_MATERIAL_
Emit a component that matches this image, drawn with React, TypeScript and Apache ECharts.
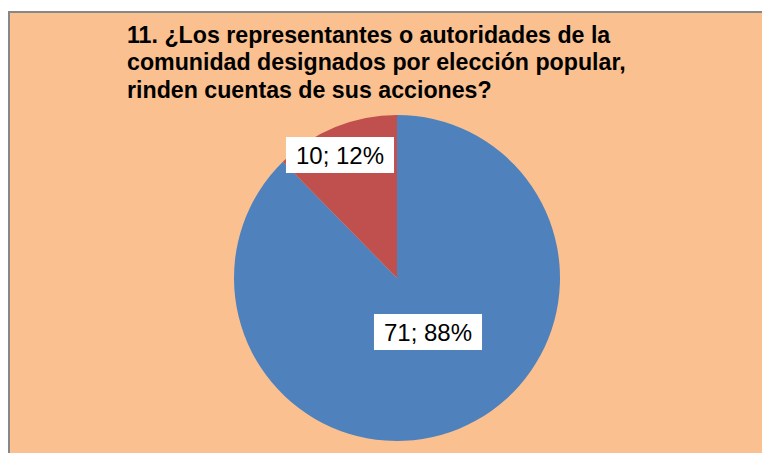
import React, { useEffect, useRef } from "react";
import * as echarts from "echarts";

const titleText = "11. ¿Los representantes o autoridades de la\ncomunidad designados por elección popular,\nrinden cuentas de sus acciones?";
const categories = ["Sí", "No"];
const values = [71, 10];
const colors = ["#4F81BD", "#C0504D"];
const labelPositions = [
  [428, 332],
  [340, 155],
];

export default function App() {
  const ref = useRef<HTMLDivElement>(null);
  useEffect(() => {
    if (!ref.current) return;
    const chart = echarts.init(ref.current, null, { renderer: "svg" });
    chart.setOption({
      animation: false,
      backgroundColor: "#ffffff",
      graphic: [
        {
          type: "rect",
          z: -10,
          shape: { x: 9, y: 12, width: 800, height: 500 },
          style: { fill: "#FAC090", stroke: "#878787", lineWidth: 2 },
        },
      ],
      title: {
        text: titleText,
        left: 122,
        top: 16,
        textStyle: {
          fontFamily: "Liberation Sans, Arial, sans-serif",
          fontSize: 23.2,
          fontWeight: "bold",
          lineHeight: 27.5,
          color: "#000000",
        },
      },
      series: [
        {
          type: "pie",
          center: [397, 278],
          radius: 163,
          startAngle: 90,
          clockwise: true,
          percentPrecision: 0,
          data: categories.map((name, i) => ({
            name,
            value: values[i],
            itemStyle: { color: colors[i] },
          })),
          label: {
            show: true,
            position: "inside",
            formatter: "{c}; {d}%",
            fontFamily: "Liberation Sans, Arial, sans-serif",
            fontSize: 24,
            lineHeight: 24,
            color: "#000000",
            backgroundColor: "#ffffff",
            padding: [6, 10],
          },
          labelLine: { show: false },
          labelLayout: (params: any) => {
            const p = labelPositions[params.dataIndex];
            return { x: p[0], y: p[1], align: "center", verticalAlign: "middle" };
          },
        },
      ],
    });
    return () => chart.dispose();
  }, []);
  return (
    <div style={{ position: "fixed", left: 0, top: 0, width: 762, height: 453, background: "#fff" }}>
      <div ref={ref} style={{ width: 762, height: 453 }} />
    </div>
  );
}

_GIVEN PROBLEM_
Quote everything in the listing above exactly; pictures are the only thing to omit.

_TASK RESPONSE_
Emit a component that matches this image, drawn with React, TypeScript and Apache ECharts.
import React, { useEffect, useRef } from "react";
import * as echarts from "echarts";

const titleText = "11. ¿Los representantes o autoridades de la\ncomunidad designados por elección popular,\nrinden cuentas de sus acciones?";
const categories = ["Sí", "No"];
const values = [71, 10];
const colors = ["#4F81BD", "#C0504D"];
const labelPositions = [
  [428, 332],
  [340, 155],
];

export default function App() {
  const ref = useRef<HTMLDivElement>(null);
  useEffect(() => {
    if (!ref.current) return;
    const chart = echarts.init(ref.current, null, { renderer: "svg" });
    chart.setOption({
      animation: false,
      backgroundColor: "#ffffff",
      graphic: [
        {
          type: "rect",
          z: -10,
          shape: { x: 9, y: 12, width: 800, height: 500 },
          style: { fill: "#FAC090", stroke: "#878787", lineWidth: 2 },
        },
      ],
      title: {
        text: titleText,
        left: 122,
        top: 16,
        textStyle: {
          fontFamily: "Liberation Sans, Arial, sans-serif",
          fontSize: 23.2,
          fontWeight: "bold",
          lineHeight: 27.5,
          color: "#000000",
        },
      },
      series: [
        {
          type: "pie",
          center: [397, 278],
          radius: 163,
          startAngle: 90,
          clockwise: true,
          percentPrecision: 0,
          data: categories.map((name, i) => ({
            name,
            value: values[i],
            itemStyle: { color: colors[i] },
          })),
          label: {
            show: true,
            position: "inside",
            formatter: "{c}; {d}%",
            fontFamily: "Liberation Sans, Arial, sans-serif",
            fontSize: 24,
            lineHeight: 24,
            color: "#000000",
            backgroundColor: "#ffffff",
            padding: [6, 10],
          },
          labelLine: { show: false },
          labelLayout: (params: any) => {
            const p = labelPositions[params.dataIndex];
            return { x: p[0], y: p[1], align: "center", verticalAlign: "middle" };
          },
        },
      ],
    });
    return () => chart.dispose();
  }, []);
  return (
    <div style={{ position: "fixed", left: 0, top: 0, width: 762, height: 453, background: "#fff" }}>
      <div ref={ref} style={{ width: 762, height: 453 }} />
    </div>
  );
}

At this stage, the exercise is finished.